The problem, as I said above, is that this arc went on way too long—four books of four issues each, plus a prologue that was released as a giveaway. Putting aside the fact that the series took five years to come out, and the specific problems with this comic being away from its present day timeline for so long, there simply isn’t any reason this story couldn’t have been told in half the space. I always love delving into the fun details and backstory of Astro City, but at a certain point you’ve got to put narrative economy ahead of playing in the sandbox. For that reason, I’m forced to lower the score, even though this individual issue provided a strong finale to the series. It’s just a finale that should have come sooner.

 

I, Zombie #1 (Vertigo, $1.00)
By Devon Sanders

“Zombie” is the new vampire. From the movies such as “28 Days Later” (Geeks and nerds, debate on your own time) to comics’ “The Walking Dead” and literature (Pride and Prejudice and Zombies), the zombie has become pop culture’s new “It” undead. So, with I, Zombie #1, we are introduced to a character so shockingly inevitable all I could do was shake my head and go, “I wish I’d thought of that.” The zombie “It” Girl. Her name is Gwen Dylan.

She is a gravedigger.

An attractive, platinum-haired woman with tired gray eyes stands in a graveyard, restlessly waiting for something. No; one thing, in particular. You see, it’s her “time of the month,” but we’ll have to get back to that later. For now, there’s a hole that needs filling. In another part of town, a were-terrier sits in a diner, patiently awaiting dinner with a zombie. As night falls, all thoughts turn to what to what’s to eat as earlier, dinner had been lovingly prepared. Back to the woman in the graveyard, brain in hand. She has a secret. She eats brains. And, in order to stay “alive” must consume one brain a month to avoid reverting back to her undead self. But see, there’s a catch: with every brain consumed, she takes on the deceased’s memories and this one screams, “murder,” Only after he’s laid to rest can she find peace so, until then… life’s on hold.
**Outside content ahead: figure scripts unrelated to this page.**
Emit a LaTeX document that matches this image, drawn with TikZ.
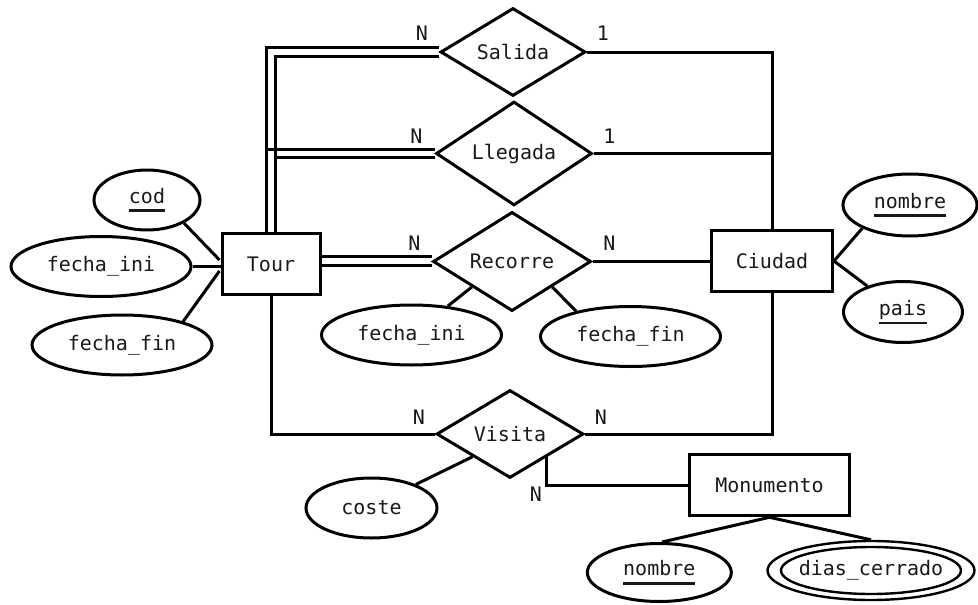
\documentclass[tikz,border=0pt]{standalone}
\usepackage{fontspec}
\newfontfamily\erfont{DejaVu Sans Mono}
\usetikzlibrary{shapes.geometric,calc}
\newcommand\ulin[1]{\setbox0=\hbox{#1}\rlap{\rule[-9pt]{\wd0}{2.6pt}}\box0}
\begin{document}
\begin{tikzpicture}[x=1pt,y=-1pt,line width=3pt,
  every node/.style={font=\erfont\fontsize{20}{24}\selectfont,text=black!90},
  entity/.style={draw,rectangle,inner sep=0pt,minimum height=61pt},
  rel/.style={draw,diamond,inner sep=0pt},
  attr/.style={draw,ellipse,inner sep=0pt,minimum height=60pt},
  card/.style={inner sep=0pt}]
\useasboundingbox[fill=white] (0,0) rectangle (978,605);
% entities
\node[entity,minimum width=98pt] (tour) at (271,264) {Tour};
\node[entity,minimum width=121pt] (ciudad) at (772,261) {Ciudad};
\node[entity,minimum width=160pt] (monu) at (769.5,485.3) {Monumento};
% relationships
\node[rel,minimum width=145pt,minimum height=88pt] (salida) at (513,52) {Salida};
\node[rel,minimum width=156pt,minimum height=94pt] (llegada) at (514,153.5) {Llegada};
\node[rel,minimum width=158pt,minimum height=95pt] (recorre) at (512,261.5) {Recorre};
\node[rel,minimum width=147pt,minimum height=88pt] (visita) at (510,434) {Visita};
% attributes
\node[attr,minimum width=106pt] (cod) at (147,200) {\ulin{cod}};
\node[attr,minimum width=180pt] (tfini) at (101,266.5) {fecha\_ini};
\node[attr,minimum width=180pt] (tffin) at (122,345) {fecha\_fin};
\node[attr,minimum width=180pt] (rfini) at (411.5,335) {fecha\_ini};
\node[attr,minimum width=180pt] (rffin) at (630.5,336.5) {fecha\_fin};
\node[attr,minimum width=134pt,minimum height=62pt] (cnom) at (910,205) {\ulin{nombre}};
\node[attr,minimum width=119pt,minimum height=61pt] (pais) at (903,312) {\ulin{pais}};
\node[attr,minimum width=131pt] (coste) at (371.5,508) {coste};
\node[attr,minimum width=144pt,minimum height=58pt] (mnom) at (659.3,572.5) {\ulin{nombre}};
\node[attr,line width=2.4pt,minimum width=207pt,minimum height=59pt] (dias) at (871,570.5) {dias\_cerrado};
\node[attr,line width=2.4pt,minimum width=180pt,minimum height=47pt] (diasin) at (dias.center) {};
% Tour - Salida (double)
\draw ($(tour.north)+(-4.5,0)$) |- ($(salida.west)+(0,-5)$);
\draw ($(tour.north)+(4.5,0)$) |- ($(salida.west)+(0,4)$);
% Tour - Llegada (double)
\draw ($(tour.north |- llegada.west)+(-4.5,-4.5)$) -- ($(llegada.west)+(0,-4.5)$);
\draw ($(tour.north |- llegada.west)+(4.5,3.5)$) -- ($(llegada.west)+(0,3.5)$);
% Tour - Recorre (double)
\draw ($(tour.east |- recorre.west)+(0,-5.5)$) -- ($(recorre.west)+(0,-5.5)$);
\draw ($(tour.east |- recorre.west)+(0,3.5)$) -- ($(recorre.west)+(0,3.5)$);
% Tour - Visita
\draw (tour.south) |- (visita.west);
% to Ciudad
\draw (salida.east) -| (ciudad.north);
\draw (llegada.east) -- (llegada.east -| ciudad.north);
\draw (recorre.east) -- (recorre.east -| ciudad.west);
\draw (visita.east) -| (ciudad.south);
% Visita - Monumento
\coordinate (vm) at ($(visita.south)!0.493!(visita.east)$);
\draw (vm) |- (monu.west);
% attribute links
\draw (cod.-32) -- ($(tour.west)+(-1,-4)$);
\draw (tfini.east) -- (tfini.east -| tour.west);
\draw (tffin.21) -- ($(tour.west)+(-1,7)$);
\draw ($(recorre.west)!0.5!(recorre.south)$) -- (rfini);
\draw ($(recorre.south)!0.5!(recorre.east)$) -- (rffin.155);
\draw ($(visita.west)!0.5!(visita.south)$) -- (coste.28);
\draw (ciudad.east) -- (cnom.206);
\draw (ciudad.east) -- (pais.144);
\draw (monu.south) -- (mnom.85);
\draw (monu.south) -- (dias.north);
% cardinalities
\node[card] (c1) at ($(salida.west)+(-17,-19)$) {N};
\node[card] (c2) at ($(salida.east)+(16,-19)$) {1};
\node[card] (c3) at ($(llegada.west)+(-18,-17)$) {N};
\node[card] (c4) at ($(llegada.east)+(16,-17)$) {1};
\node[card] (c5) at ($(recorre.west)+(-17,-18)$) {N};
\node[card] (c6) at ($(recorre.east)+(17,-18)$) {N};
\node[card] (c7) at ($(visita.west)+(-16,-17)$) {N};
\node[card] (c8) at ($(visita.east)+(16,-17)$) {N};
\node[card] (c9) at ($(vm)+(-11,37)$) {N};
\end{tikzpicture}
\end{document}
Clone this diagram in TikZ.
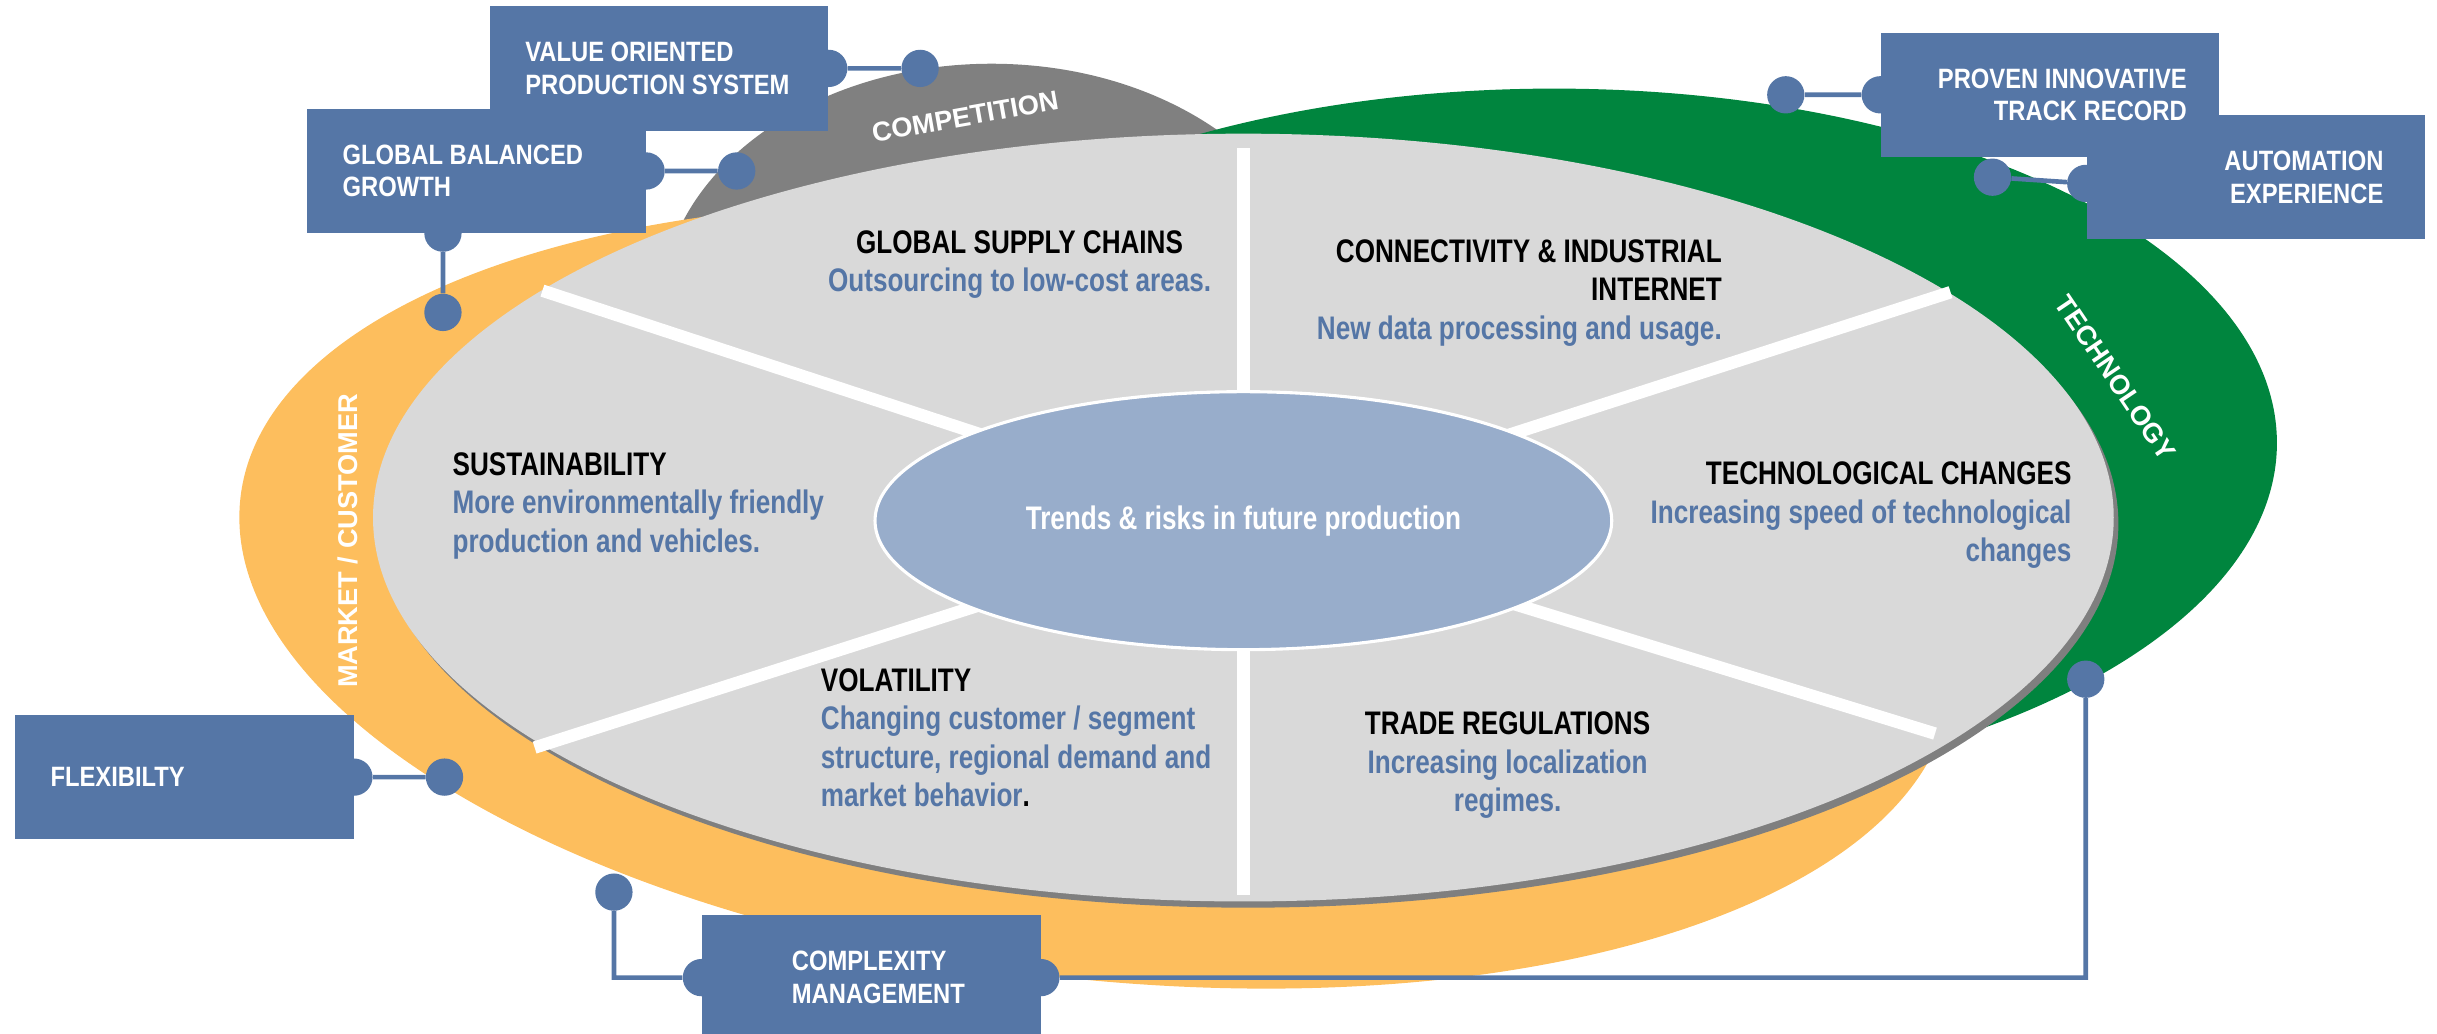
\documentclass[tikz,border=0pt]{standalone}
\usepackage{fontspec}
\setmainfont{Liberation Sans}
\newfontfamily\condfont[FakeStretch=0.8]{Liberation Sans}
\newfontfamily\boxfont[FakeStretch=0.85]{Liberation Sans}
\usetikzlibrary{shapes.geometric}
\definecolor{boxblue}{HTML}{5576A6}
\definecolor{txtblue}{HTML}{5576A6}
\definecolor{ringorange}{HTML}{FDBE5D}
\definecolor{ringgreen}{HTML}{00853E}
\definecolor{ringgray}{HTML}{808080}
\definecolor{discgray}{HTML}{D9D9D9}
\definecolor{rimgray}{HTML}{7F7F7F}
\definecolor{coreblue}{HTML}{98ADCB}
\begin{document}
\begin{tikzpicture}[x=1pt,y=-1pt,
	box/.style={fill=boxblue,text=white,font=\boxfont\bfseries\fontsize{18}{21}\selectfont,
		minimum height=80pt,inner ysep=0pt,inner xsep=23pt,text width=172pt,align=flush left},
	port/.style={circle,fill=boxblue,inner sep=0pt,minimum size=24pt},
	link/.style={draw=boxblue,line width=3pt},
	divider/.style={draw=white,line width=8pt},
	ringlabel/.style={text=white,font=\bfseries\fontsize{17.5}{20}\selectfont},
	trend/.style={text=txtblue,font=\condfont\bfseries\fontsize{21}{24.7}\selectfont,inner sep=0pt}]

\useasboundingbox (0,0) rectangle (1568,665);

\fill[ringgray] (638,200) ellipse [x radius=213,y radius=159];
\fill[ringorange,shift={(705,383)},yslant=-0.091] (0,0) ellipse [x radius=551,y radius=248];
\fill[ringgreen] (1000,285) ellipse [x radius=465,y radius=228];
\fill[rimgray] (803,337) ellipse [x radius=560,y radius=247];
\fill[discgray] (800,333) ellipse [x radius=560,y radius=247];

\foreach \ex/\ey in {800/95,1255/188,1245/472,800/576,344/481,349/187}
	\draw[divider] (800,335) -- (\ex,\ey);

\node[ellipse,fill=coreblue,draw=white,line width=2pt,minimum width=474pt,minimum height=166pt,
	text=white,font=\condfont\bfseries\fontsize{21}{24}\selectfont] (core) at (800,335) {Trends \& risks in future production};

\node[trend,anchor=north,align=center] (supply) at (656,148) {\textcolor{black}{GLOBAL SUPPLY CHAINS}\\Outsourcing to low-cost areas.};
\node[trend,anchor=north east,align=right] (connect) at (1108,154) {\textcolor{black}{CONNECTIVITY \& INDUSTRIAL}\\\textcolor{black}{INTERNET}\\New data processing and usage.};
\node[trend,anchor=north east,align=right] (techchg) at (1333,297) {\textcolor{black}{TECHNOLOGICAL CHANGES}\\Increasing speed of technological\\changes};
\node[trend,anchor=north,align=center] (trade) at (970,458) {\textcolor{black}{TRADE REGULATIONS}\\Increasing localization\\regimes.};
\node[trend,anchor=north west,align=left] (volat) at (528,430) {\textcolor{black}{VOLATILITY}\\Changing customer / segment\\structure, regional demand and\\market behavior\textcolor{black}{.}};
\node[trend,anchor=north west,align=left] (sustain) at (291,291) {\textcolor{black}{SUSTAINABILITY}\\More environmentally friendly\\production and vehicles.};

\node[ringlabel,rotate=10] (lblComp) at (621,75) {COMPETITION};
\node[ringlabel,rotate=-56] (lblTech) at (1361,243) {TECHNOLOGY};
\node[ringlabel,rotate=90] (lblMkt) at (224,348) {MARKET / CUSTOMER};

\node[box] (vops) at (424,44) {VALUE ORIENTED\\PRODUCTION SYSTEM};
\node[port] (vopsR) at (vops.east) {};
\node[box] (gbg) at (306.5,110) {GLOBAL BALANCED\\GROWTH};
\node[port] (gbgR) at (gbg.east) {};
\node[port] (gbgB) at (285,150) {};
\node[box,align=flush right,inner xsep=27pt,text width=164pt] (autx) at (1451.5,114) {AUTOMATION\\EXPERIENCE};
\node[port] (autxL) at (1342,118) {};
\node[box,align=flush right,inner xsep=21pt,text width=176pt] (pitr) at (1319,61) {PROVEN INNOVATIVE\\TRACK RECORD};
\node[port] (pitrL) at (pitr.west) {};
\node[box] (flex) at (118.5,500) {FLEXIBILTY};
\node[port] (flexR) at (flex.east) {};
\node[box,inner xsep=58pt,text width=102pt] (cplx) at (560.5,629) {COMPLEXITY\\MANAGEMENT};
\node[port] (cplxL) at (cplx.west) {};
\node[port] (cplxR) at (cplx.east) {};

\begin{scope}[every node/.style={port}]
	\node (dVops) at (592,44) {};
	\node (dGbgR) at (474,110) {};
	\node (dGbgB) at (285,201) {};
	\node (dPitr) at (1149,61) {};
	\node (dAutx) at (1282,114) {};
	\node (dFlex) at (286,500) {};
	\node (dCplxL) at (395,574) {};
	\node (dCplxR) at (1342,437) {};
\end{scope}

\draw[link] (vopsR) -- (dVops)
	(gbgR) -- (dGbgR)
	(gbgB) -- (dGbgB)
	(pitrL) -- (dPitr)
	(autxL) -- (dAutx)
	(flexR) -- (dFlex)
	(cplxL) -| (dCplxL)
	(cplxR) -| (dCplxR);

\end{tikzpicture}
\end{document}
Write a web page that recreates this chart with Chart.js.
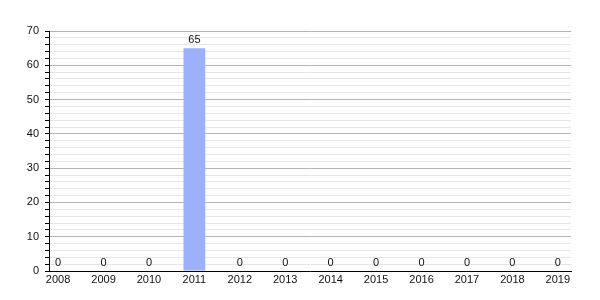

With writing, all at once, clever and considered, writer Chris Roberson (Cinderella: From Fabletown With Love) has created a tale lush with storytelling potential. My only concern is that it could easily crush itself under the weight of high concept alone but with Roberson’s clever dialogue and “turn-on-a-dime” plotting, this won’t come to pass anytime soon.

Artist Mike Allred (Madman) is his usual incredible self, providing the eye with art full of lush penstrokes, fully realized backgrounds and character design. With Allred, you never see a wasted or superfluous line and in I, Zombie, he reinforces what I’ve believed for a good while now; that he’s become one of our master storytellers.

With a combination of brilliant concept and clever writing and Mike Allred’s beautiful artwork, I, Zombie #1 looks to be the start of something very, very good.